II
LADY PEEL
“... thou upon the statesman’s path hast cast
The quiet sunshine of domestic gladness.”
Julia Floyd, the third child and second daughter of General Sir John Floyd, Bart., K.B., was born in India, on 19th November 1795. Her father had a distinguished military career and came of a family of soldiers.—Documentary evidence points to a certain Thomas Floyd as an ancestor of the family who obtained a commission in the 1st Dragoon Guards in 1680. His son John became a captain in the same regiment and was present at the battle of Minden on 1st August 1759, and died on duty in Germany in the following September. He left two sons, John and Thomas, and two daughters, Elizabeth and Caroline. Thomas went into the Navy, and as a midshipman volunteered for the expedition to the North Pole in 1773 under the command of Captain Constantine Phipps. Horatio Nelson, also as a midshipman, took part in the expedition. Thomas Floyd kept a journal of his adventures in the Arctic regions.[13] He told his brother that “it was always his opinion that in favourable years—and at the proper season—it was very possible to approach much nearer the Pole than they did.” Thomas died in 1778.
LADY PEEL
After the painting by Lawrence
Of the daughters, Elizabeth never married, and Caroline became the wife of John Christopher Rideout of Banghurst House, Hants.

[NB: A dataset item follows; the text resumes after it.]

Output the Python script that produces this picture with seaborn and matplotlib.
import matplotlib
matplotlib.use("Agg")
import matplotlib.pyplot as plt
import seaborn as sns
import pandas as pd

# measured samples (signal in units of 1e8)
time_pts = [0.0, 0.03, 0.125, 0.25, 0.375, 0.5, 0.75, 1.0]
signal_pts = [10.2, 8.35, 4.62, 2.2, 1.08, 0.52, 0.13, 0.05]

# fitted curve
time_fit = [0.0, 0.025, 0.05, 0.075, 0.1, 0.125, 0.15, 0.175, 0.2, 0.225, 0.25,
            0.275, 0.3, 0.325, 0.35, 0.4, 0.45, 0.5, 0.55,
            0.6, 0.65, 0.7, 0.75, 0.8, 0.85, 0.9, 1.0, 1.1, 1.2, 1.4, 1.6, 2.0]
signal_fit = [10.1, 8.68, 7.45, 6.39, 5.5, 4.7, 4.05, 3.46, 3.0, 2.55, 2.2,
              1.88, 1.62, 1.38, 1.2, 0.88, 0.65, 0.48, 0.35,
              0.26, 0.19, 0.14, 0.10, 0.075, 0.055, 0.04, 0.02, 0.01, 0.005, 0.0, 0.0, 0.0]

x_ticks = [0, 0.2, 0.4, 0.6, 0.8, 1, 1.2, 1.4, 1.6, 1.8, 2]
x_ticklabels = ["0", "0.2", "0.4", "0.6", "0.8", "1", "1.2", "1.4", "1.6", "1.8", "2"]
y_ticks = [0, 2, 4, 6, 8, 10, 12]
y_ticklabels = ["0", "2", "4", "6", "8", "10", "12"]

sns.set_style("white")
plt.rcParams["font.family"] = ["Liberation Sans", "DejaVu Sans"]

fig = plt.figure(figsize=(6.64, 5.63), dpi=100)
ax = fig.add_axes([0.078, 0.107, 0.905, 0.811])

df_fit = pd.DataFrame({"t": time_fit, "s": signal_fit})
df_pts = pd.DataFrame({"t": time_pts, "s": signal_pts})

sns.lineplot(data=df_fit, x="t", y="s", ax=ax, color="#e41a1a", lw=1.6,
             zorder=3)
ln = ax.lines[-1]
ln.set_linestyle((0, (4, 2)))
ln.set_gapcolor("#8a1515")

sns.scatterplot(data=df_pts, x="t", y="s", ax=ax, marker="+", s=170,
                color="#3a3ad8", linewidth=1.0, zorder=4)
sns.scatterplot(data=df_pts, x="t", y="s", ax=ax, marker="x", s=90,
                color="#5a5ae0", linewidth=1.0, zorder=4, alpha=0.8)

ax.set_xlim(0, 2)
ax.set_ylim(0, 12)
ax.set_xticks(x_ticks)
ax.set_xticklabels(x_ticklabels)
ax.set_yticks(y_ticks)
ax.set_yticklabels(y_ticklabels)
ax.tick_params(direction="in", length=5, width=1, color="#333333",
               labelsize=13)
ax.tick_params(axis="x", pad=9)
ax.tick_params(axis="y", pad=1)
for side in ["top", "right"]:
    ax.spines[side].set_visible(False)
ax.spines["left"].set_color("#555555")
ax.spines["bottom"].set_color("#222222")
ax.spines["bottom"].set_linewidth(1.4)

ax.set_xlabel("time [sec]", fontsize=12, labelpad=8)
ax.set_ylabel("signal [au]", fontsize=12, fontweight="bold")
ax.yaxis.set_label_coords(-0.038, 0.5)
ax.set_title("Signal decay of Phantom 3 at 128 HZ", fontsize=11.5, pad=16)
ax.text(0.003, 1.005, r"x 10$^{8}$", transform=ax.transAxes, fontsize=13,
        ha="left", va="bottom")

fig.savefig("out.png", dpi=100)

In accordance with the custom in the eighteenth century, John Floyd received his commission as Cornet in Elliott’s Light Horse in 1760, when he was only twelve years old. He had lost his father two years before. He saw active service that year, having his horse shot under him at the battle of Emsdorf, and was only saved from death at the hand of a French dragoon by the intervention of Captain (afterwards General) Ainslie. The boy then had two years’ leave of absence and finished his education at Utrecht under Lord Pembroke’s care, who saw to it that he should also become proficient in horsemanship. He was gazetted Lieutenant in 1763 and Captain-Lieutenant in 1770. He made the grand tour of Europe, 1777–79, with Lord Herbert. In 1781 he was appointed Lieutenant-Colonel of the 23rd (afterwards the 19th) Light Dragoons, the “glorious old XIXth” of Indian history. In February 1782 the regiment sailed for India, arriving at Madras eight months later; Floyd wrote a long and most interesting letter describing the voyage to Lady Pembroke. Warren Hastings was Governor-General of India.